AVAILABLE DATA
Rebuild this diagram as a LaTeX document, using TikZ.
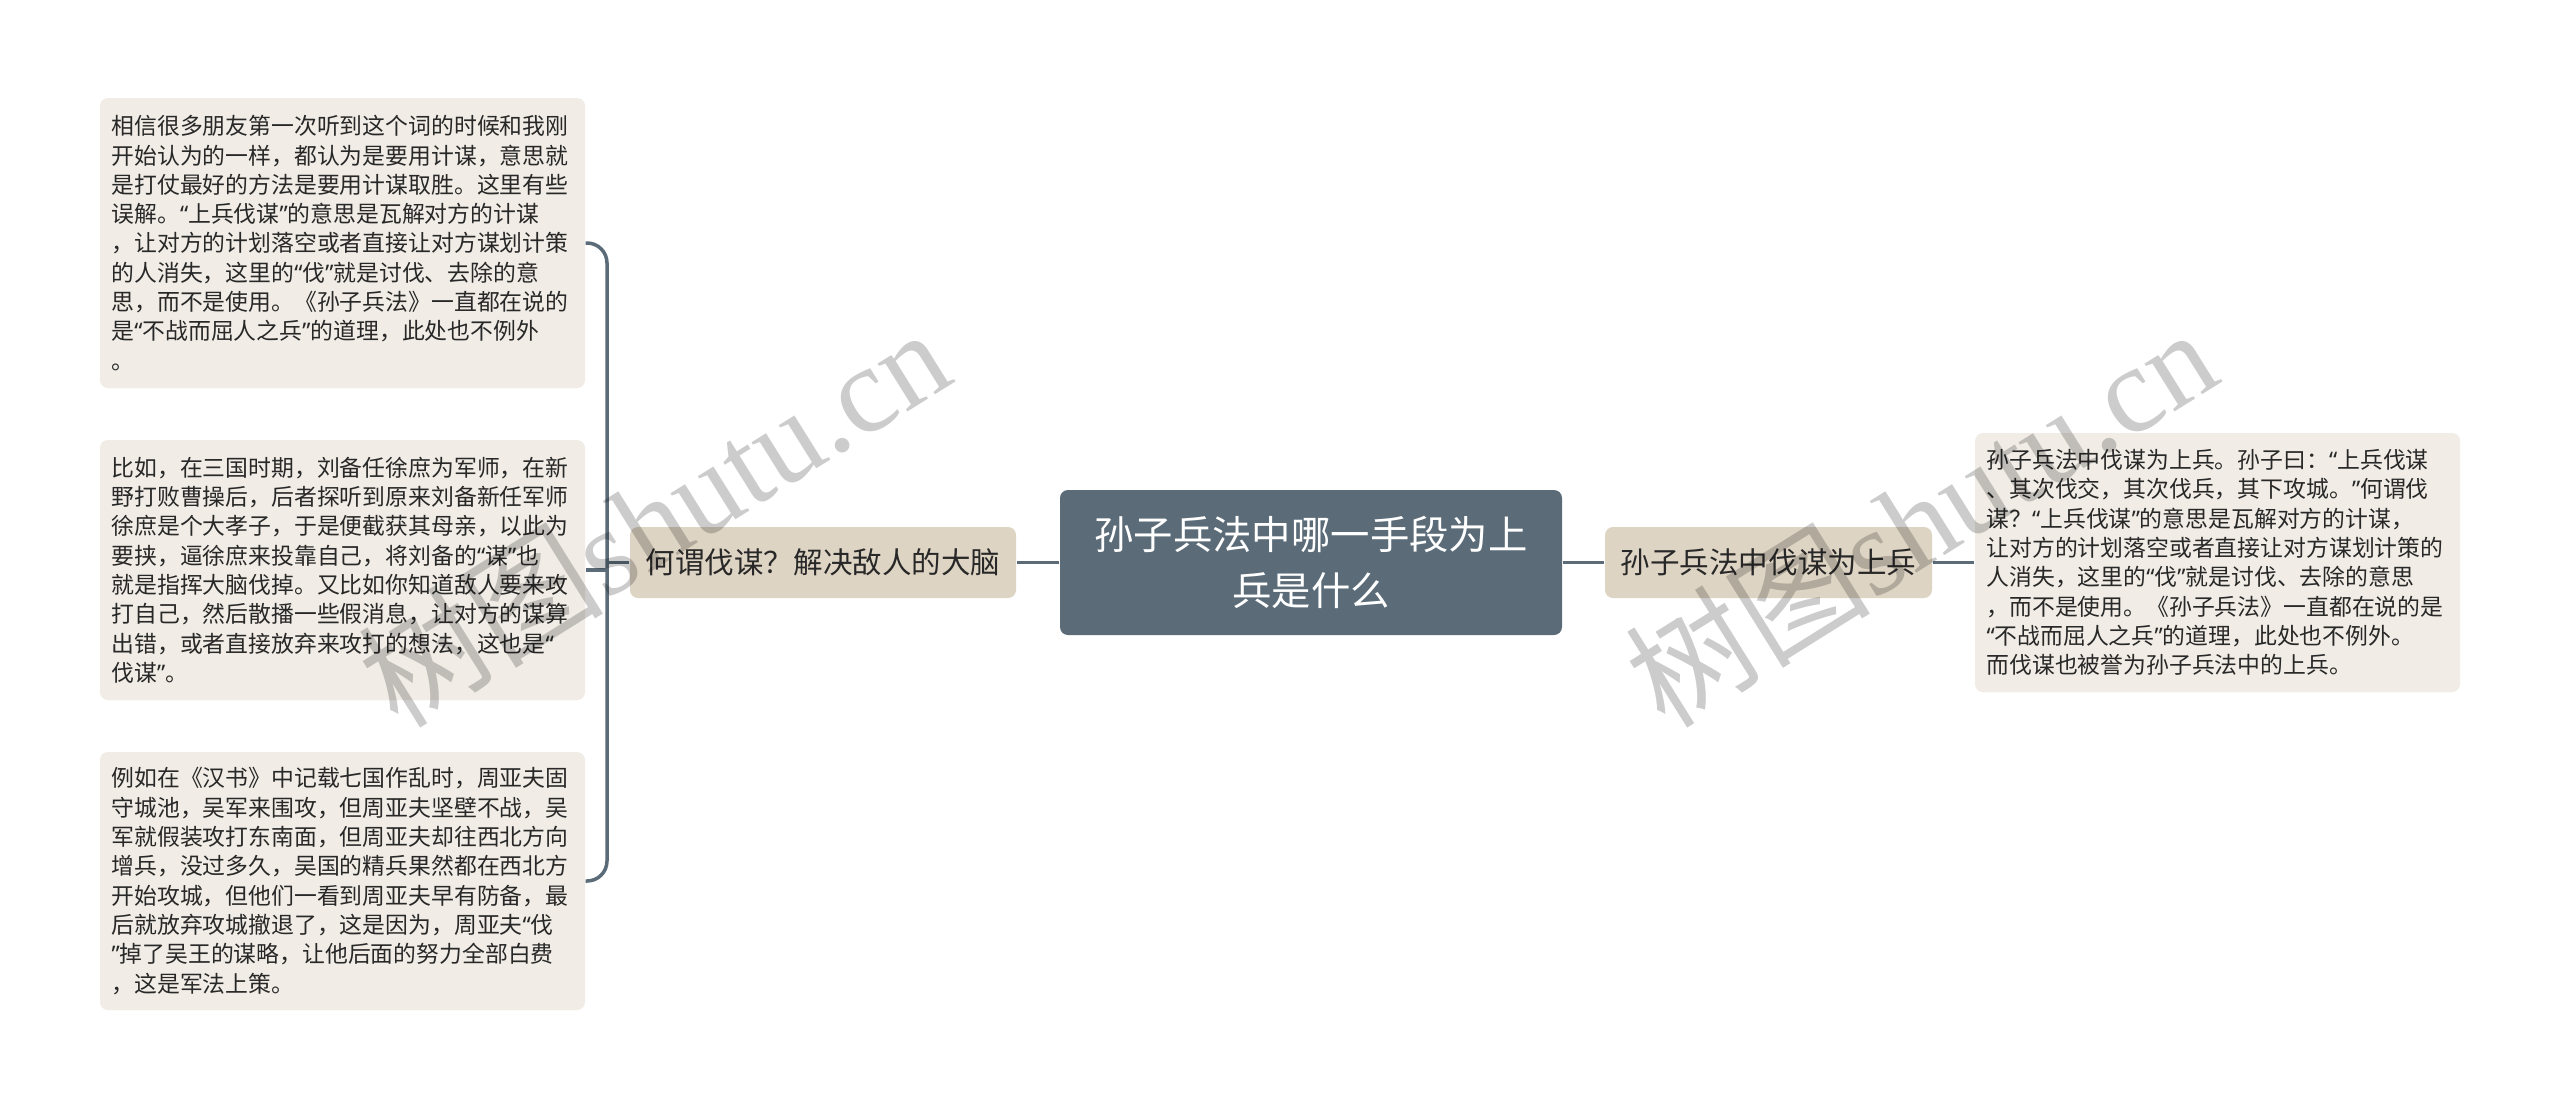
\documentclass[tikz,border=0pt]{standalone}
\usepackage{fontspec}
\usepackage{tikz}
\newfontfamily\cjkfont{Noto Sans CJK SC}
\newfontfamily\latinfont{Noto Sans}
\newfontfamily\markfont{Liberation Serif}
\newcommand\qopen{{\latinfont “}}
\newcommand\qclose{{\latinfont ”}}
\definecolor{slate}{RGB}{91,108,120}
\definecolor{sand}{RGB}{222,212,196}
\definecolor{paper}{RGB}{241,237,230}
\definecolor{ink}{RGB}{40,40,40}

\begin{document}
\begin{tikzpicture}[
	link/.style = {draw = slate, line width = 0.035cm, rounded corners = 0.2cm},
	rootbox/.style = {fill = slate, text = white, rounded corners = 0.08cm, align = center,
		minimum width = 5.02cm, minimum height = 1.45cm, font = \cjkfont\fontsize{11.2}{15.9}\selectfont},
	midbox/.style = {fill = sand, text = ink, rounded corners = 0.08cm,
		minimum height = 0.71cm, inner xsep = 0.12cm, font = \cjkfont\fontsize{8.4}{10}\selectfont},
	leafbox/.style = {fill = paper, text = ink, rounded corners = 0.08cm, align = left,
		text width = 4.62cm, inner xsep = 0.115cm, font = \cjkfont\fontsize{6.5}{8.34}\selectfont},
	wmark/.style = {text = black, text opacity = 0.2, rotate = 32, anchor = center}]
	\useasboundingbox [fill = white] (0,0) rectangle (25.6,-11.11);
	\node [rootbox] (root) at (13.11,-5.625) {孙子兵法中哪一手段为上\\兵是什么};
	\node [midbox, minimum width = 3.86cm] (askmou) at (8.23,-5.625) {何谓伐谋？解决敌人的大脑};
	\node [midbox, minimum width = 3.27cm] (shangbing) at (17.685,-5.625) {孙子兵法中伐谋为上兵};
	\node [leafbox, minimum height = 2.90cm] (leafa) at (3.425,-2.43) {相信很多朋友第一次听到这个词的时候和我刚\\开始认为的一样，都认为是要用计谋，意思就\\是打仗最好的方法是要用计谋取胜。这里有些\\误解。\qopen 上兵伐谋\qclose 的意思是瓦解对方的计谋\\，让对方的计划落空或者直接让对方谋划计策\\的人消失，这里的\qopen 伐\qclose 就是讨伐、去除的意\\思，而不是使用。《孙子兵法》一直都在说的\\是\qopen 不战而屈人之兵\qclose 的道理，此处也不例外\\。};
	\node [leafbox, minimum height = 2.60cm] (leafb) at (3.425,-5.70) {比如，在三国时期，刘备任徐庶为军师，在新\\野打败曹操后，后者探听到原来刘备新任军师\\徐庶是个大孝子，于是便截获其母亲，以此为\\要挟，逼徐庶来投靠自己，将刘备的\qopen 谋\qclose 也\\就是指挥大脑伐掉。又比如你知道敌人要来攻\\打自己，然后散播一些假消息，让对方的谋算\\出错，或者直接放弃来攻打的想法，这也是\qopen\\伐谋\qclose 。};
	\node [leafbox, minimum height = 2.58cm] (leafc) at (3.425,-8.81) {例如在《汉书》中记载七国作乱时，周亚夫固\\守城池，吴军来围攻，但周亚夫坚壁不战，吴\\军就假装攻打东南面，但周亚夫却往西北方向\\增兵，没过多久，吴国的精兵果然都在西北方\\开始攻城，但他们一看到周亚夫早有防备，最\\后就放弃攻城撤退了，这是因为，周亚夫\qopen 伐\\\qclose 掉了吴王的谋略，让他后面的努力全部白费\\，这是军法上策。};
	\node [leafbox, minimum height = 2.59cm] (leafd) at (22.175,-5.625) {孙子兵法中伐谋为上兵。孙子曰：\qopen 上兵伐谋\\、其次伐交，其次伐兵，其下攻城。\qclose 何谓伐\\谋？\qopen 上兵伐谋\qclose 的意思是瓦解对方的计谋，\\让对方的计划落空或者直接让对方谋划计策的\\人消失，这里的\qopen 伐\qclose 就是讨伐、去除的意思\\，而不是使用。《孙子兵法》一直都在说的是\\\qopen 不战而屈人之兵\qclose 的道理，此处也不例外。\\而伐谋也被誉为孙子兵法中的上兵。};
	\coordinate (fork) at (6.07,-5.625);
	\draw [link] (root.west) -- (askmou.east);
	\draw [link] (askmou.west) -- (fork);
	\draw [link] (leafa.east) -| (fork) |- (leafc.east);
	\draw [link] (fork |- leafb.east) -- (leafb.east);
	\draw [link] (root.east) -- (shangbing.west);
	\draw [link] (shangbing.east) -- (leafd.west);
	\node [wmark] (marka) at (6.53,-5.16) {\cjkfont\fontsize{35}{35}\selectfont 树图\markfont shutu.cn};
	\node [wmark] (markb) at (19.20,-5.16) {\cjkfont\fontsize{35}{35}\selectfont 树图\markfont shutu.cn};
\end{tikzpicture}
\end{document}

SET TASK
Replicate the material above verbatim; images stay out of the copy.

SOLUTION TO THIS PROBLEM
Rebuild this diagram as a LaTeX document, using TikZ.
\documentclass[tikz,border=0pt]{standalone}
\usepackage{fontspec}
\usepackage{tikz}
\newfontfamily\cjkfont{Noto Sans CJK SC}
\newfontfamily\latinfont{Noto Sans}
\newfontfamily\markfont{Liberation Serif}
\newcommand\qopen{{\latinfont “}}
\newcommand\qclose{{\latinfont ”}}
\definecolor{slate}{RGB}{91,108,120}
\definecolor{sand}{RGB}{222,212,196}
\definecolor{paper}{RGB}{241,237,230}
\definecolor{ink}{RGB}{40,40,40}

\begin{document}
\begin{tikzpicture}[
	link/.style = {draw = slate, line width = 0.035cm, rounded corners = 0.2cm},
	rootbox/.style = {fill = slate, text = white, rounded corners = 0.08cm, align = center,
		minimum width = 5.02cm, minimum height = 1.45cm, font = \cjkfont\fontsize{11.2}{15.9}\selectfont},
	midbox/.style = {fill = sand, text = ink, rounded corners = 0.08cm,
		minimum height = 0.71cm, inner xsep = 0.12cm, font = \cjkfont\fontsize{8.4}{10}\selectfont},
	leafbox/.style = {fill = paper, text = ink, rounded corners = 0.08cm, align = left,
		text width = 4.62cm, inner xsep = 0.115cm, font = \cjkfont\fontsize{6.5}{8.34}\selectfont},
	wmark/.style = {text = black, text opacity = 0.2, rotate = 32, anchor = center}]
	\useasboundingbox [fill = white] (0,0) rectangle (25.6,-11.11);
	\node [rootbox] (root) at (13.11,-5.625) {孙子兵法中哪一手段为上\\兵是什么};
	\node [midbox, minimum width = 3.86cm] (askmou) at (8.23,-5.625) {何谓伐谋？解决敌人的大脑};
	\node [midbox, minimum width = 3.27cm] (shangbing) at (17.685,-5.625) {孙子兵法中伐谋为上兵};
	\node [leafbox, minimum height = 2.90cm] (leafa) at (3.425,-2.43) {相信很多朋友第一次听到这个词的时候和我刚\\开始认为的一样，都认为是要用计谋，意思就\\是打仗最好的方法是要用计谋取胜。这里有些\\误解。\qopen 上兵伐谋\qclose 的意思是瓦解对方的计谋\\，让对方的计划落空或者直接让对方谋划计策\\的人消失，这里的\qopen 伐\qclose 就是讨伐、去除的意\\思，而不是使用。《孙子兵法》一直都在说的\\是\qopen 不战而屈人之兵\qclose 的道理，此处也不例外\\。};
	\node [leafbox, minimum height = 2.60cm] (leafb) at (3.425,-5.70) {比如，在三国时期，刘备任徐庶为军师，在新\\野打败曹操后，后者探听到原来刘备新任军师\\徐庶是个大孝子，于是便截获其母亲，以此为\\要挟，逼徐庶来投靠自己，将刘备的\qopen 谋\qclose 也\\就是指挥大脑伐掉。又比如你知道敌人要来攻\\打自己，然后散播一些假消息，让对方的谋算\\出错，或者直接放弃来攻打的想法，这也是\qopen\\伐谋\qclose 。};
	\node [leafbox, minimum height = 2.58cm] (leafc) at (3.425,-8.81) {例如在《汉书》中记载七国作乱时，周亚夫固\\守城池，吴军来围攻，但周亚夫坚壁不战，吴\\军就假装攻打东南面，但周亚夫却往西北方向\\增兵，没过多久，吴国的精兵果然都在西北方\\开始攻城，但他们一看到周亚夫早有防备，最\\后就放弃攻城撤退了，这是因为，周亚夫\qopen 伐\\\qclose 掉了吴王的谋略，让他后面的努力全部白费\\，这是军法上策。};
	\node [leafbox, minimum height = 2.59cm] (leafd) at (22.175,-5.625) {孙子兵法中伐谋为上兵。孙子曰：\qopen 上兵伐谋\\、其次伐交，其次伐兵，其下攻城。\qclose 何谓伐\\谋？\qopen 上兵伐谋\qclose 的意思是瓦解对方的计谋，\\让对方的计划落空或者直接让对方谋划计策的\\人消失，这里的\qopen 伐\qclose 就是讨伐、去除的意思\\，而不是使用。《孙子兵法》一直都在说的是\\\qopen 不战而屈人之兵\qclose 的道理，此处也不例外。\\而伐谋也被誉为孙子兵法中的上兵。};
	\coordinate (fork) at (6.07,-5.625);
	\draw [link] (root.west) -- (askmou.east);
	\draw [link] (askmou.west) -- (fork);
	\draw [link] (leafa.east) -| (fork) |- (leafc.east);
	\draw [link] (fork |- leafb.east) -- (leafb.east);
	\draw [link] (root.east) -- (shangbing.west);
	\draw [link] (shangbing.east) -- (leafd.west);
	\node [wmark] (marka) at (6.53,-5.16) {\cjkfont\fontsize{35}{35}\selectfont 树图\markfont shutu.cn};
	\node [wmark] (markb) at (19.20,-5.16) {\cjkfont\fontsize{35}{35}\selectfont 树图\markfont shutu.cn};
\end{tikzpicture}
\end{document}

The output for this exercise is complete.